(Records from a data source)
********************
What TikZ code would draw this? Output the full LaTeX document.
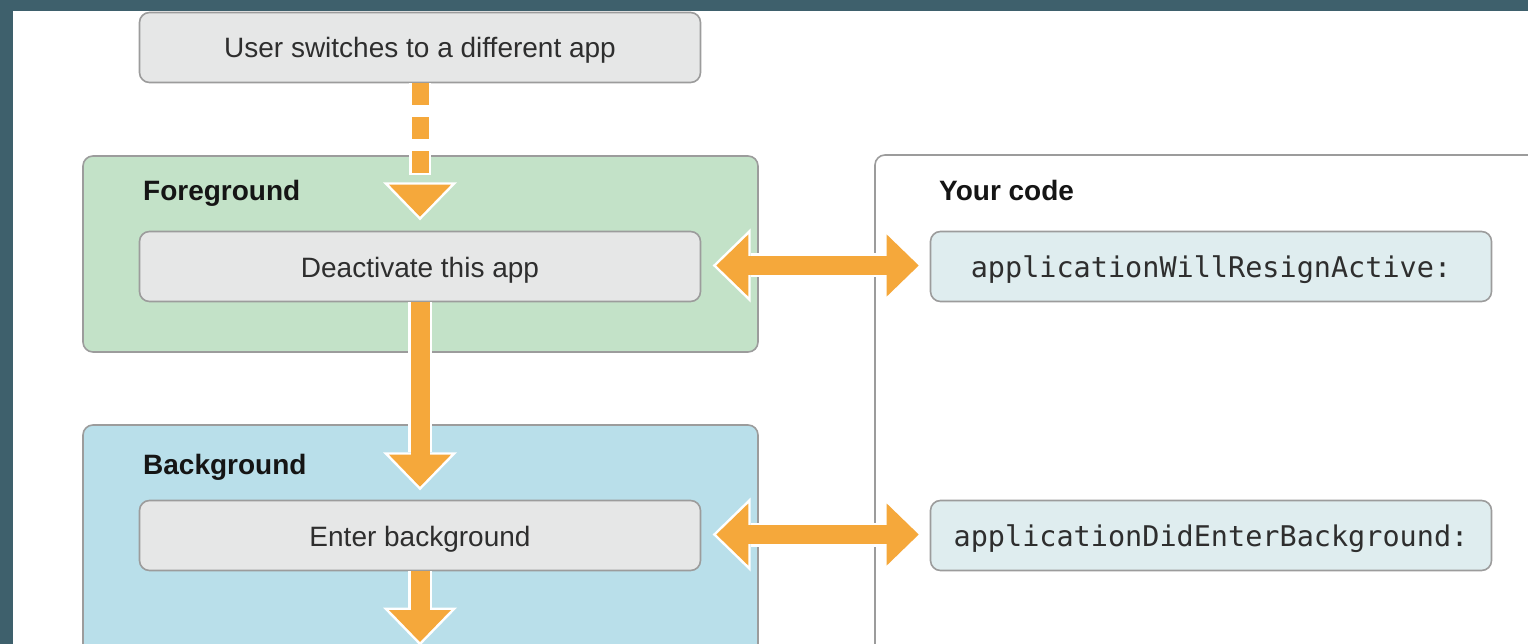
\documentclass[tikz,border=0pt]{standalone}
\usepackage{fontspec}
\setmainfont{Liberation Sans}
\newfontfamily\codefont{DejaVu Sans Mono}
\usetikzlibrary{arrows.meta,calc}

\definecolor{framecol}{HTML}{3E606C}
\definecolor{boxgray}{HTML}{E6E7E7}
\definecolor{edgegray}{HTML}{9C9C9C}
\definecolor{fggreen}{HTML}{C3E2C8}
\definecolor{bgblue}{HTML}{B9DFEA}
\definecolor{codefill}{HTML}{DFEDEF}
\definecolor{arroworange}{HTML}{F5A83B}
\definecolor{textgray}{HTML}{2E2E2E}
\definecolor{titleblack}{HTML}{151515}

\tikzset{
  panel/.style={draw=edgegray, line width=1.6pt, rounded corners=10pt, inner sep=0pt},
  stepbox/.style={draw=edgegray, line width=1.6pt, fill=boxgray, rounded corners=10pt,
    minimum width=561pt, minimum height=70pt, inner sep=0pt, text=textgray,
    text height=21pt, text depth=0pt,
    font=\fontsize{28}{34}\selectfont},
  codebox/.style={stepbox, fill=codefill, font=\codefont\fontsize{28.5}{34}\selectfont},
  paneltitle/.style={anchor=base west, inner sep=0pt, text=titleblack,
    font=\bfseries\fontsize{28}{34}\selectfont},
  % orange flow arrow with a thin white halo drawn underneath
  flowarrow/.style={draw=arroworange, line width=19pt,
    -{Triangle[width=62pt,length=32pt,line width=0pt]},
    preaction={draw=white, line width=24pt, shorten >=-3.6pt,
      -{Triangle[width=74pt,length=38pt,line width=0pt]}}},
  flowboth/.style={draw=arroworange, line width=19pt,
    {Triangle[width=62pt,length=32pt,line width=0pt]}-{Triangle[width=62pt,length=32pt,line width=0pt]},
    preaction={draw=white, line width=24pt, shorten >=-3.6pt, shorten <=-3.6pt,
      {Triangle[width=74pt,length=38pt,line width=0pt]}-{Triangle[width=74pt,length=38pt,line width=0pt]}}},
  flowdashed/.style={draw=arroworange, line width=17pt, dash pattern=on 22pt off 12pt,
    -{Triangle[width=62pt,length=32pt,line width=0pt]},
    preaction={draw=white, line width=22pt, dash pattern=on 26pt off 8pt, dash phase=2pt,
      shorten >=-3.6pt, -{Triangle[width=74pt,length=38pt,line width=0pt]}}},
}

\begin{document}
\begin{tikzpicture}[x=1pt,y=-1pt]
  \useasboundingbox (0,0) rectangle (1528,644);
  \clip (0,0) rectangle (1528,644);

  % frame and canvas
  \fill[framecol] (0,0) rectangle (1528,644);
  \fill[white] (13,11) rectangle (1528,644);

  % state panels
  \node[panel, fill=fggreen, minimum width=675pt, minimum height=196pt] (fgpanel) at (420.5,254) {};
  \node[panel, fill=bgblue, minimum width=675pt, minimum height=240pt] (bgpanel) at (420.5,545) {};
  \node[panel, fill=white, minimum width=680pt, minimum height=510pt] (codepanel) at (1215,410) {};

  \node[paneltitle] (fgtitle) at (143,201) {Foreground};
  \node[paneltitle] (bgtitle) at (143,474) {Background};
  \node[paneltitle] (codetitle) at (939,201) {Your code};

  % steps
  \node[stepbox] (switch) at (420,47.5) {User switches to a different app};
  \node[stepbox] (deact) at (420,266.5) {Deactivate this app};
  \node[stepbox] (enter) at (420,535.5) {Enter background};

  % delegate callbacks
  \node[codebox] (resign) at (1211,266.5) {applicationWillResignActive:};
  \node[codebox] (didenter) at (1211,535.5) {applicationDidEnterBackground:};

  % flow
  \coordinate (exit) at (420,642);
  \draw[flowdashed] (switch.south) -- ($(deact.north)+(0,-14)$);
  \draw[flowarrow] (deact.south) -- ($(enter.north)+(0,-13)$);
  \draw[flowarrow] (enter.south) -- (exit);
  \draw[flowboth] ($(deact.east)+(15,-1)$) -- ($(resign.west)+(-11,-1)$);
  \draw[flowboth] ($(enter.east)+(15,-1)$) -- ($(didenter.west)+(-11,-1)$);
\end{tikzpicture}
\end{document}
********************
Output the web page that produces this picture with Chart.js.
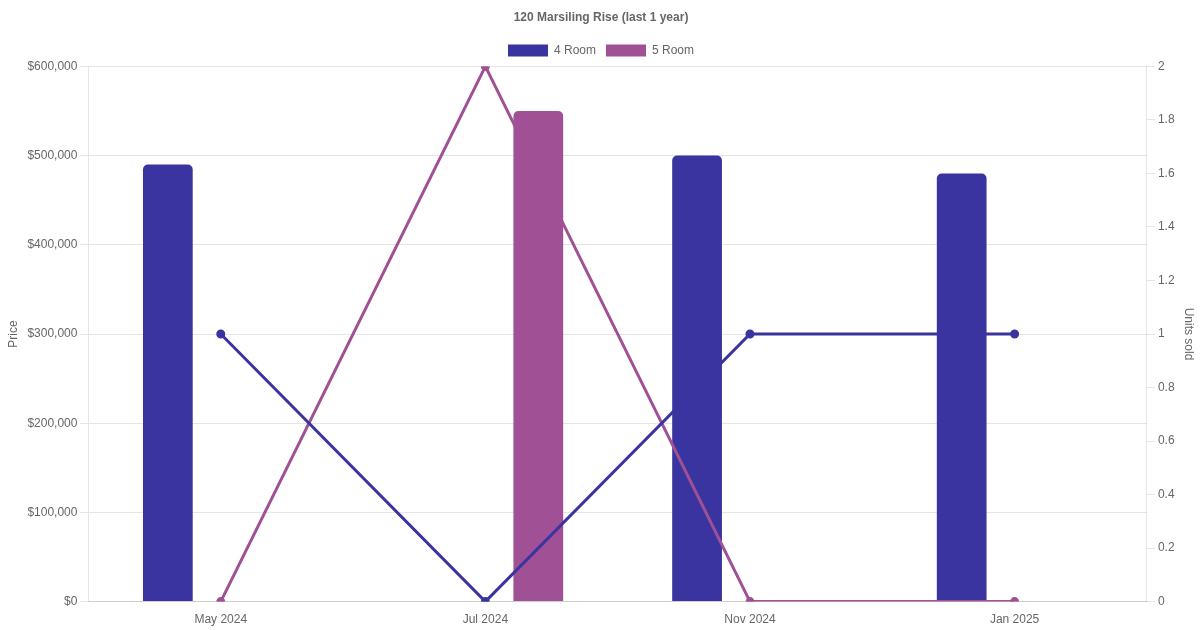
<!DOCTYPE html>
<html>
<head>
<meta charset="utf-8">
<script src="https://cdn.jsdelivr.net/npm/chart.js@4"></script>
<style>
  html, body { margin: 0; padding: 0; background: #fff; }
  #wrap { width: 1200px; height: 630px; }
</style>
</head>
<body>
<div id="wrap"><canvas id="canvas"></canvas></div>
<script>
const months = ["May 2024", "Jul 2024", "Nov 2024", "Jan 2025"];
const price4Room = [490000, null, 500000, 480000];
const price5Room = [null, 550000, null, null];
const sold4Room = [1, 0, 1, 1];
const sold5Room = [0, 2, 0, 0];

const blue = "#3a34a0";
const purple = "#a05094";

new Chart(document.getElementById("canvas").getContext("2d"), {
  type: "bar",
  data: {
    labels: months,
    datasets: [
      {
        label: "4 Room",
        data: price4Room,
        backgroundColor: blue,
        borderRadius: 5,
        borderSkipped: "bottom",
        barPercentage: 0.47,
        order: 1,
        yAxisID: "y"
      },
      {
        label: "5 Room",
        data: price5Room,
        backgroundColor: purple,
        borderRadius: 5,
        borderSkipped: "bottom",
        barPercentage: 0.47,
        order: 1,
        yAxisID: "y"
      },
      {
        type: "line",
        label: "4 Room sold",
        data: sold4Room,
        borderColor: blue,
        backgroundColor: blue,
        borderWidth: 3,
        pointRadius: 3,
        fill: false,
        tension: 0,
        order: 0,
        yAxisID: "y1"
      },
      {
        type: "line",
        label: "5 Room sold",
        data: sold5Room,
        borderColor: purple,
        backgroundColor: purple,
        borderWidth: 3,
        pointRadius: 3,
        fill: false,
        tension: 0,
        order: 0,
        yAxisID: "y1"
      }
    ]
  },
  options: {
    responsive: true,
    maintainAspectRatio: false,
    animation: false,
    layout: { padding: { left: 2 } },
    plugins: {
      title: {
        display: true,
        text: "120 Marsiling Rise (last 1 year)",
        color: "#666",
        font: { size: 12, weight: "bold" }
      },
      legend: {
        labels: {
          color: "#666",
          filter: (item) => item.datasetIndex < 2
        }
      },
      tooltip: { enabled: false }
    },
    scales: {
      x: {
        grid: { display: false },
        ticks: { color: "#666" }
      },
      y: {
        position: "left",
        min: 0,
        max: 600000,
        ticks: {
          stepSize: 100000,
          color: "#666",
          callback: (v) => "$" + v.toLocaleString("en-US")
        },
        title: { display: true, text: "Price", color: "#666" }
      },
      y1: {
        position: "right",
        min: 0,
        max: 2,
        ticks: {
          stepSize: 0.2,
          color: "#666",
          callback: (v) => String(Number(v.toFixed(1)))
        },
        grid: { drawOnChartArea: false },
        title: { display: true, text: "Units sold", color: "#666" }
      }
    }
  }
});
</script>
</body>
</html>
********************
What you should do =>
How many lines of the data contain the word "this"? Answer with the number alone.

Exercise result =>
3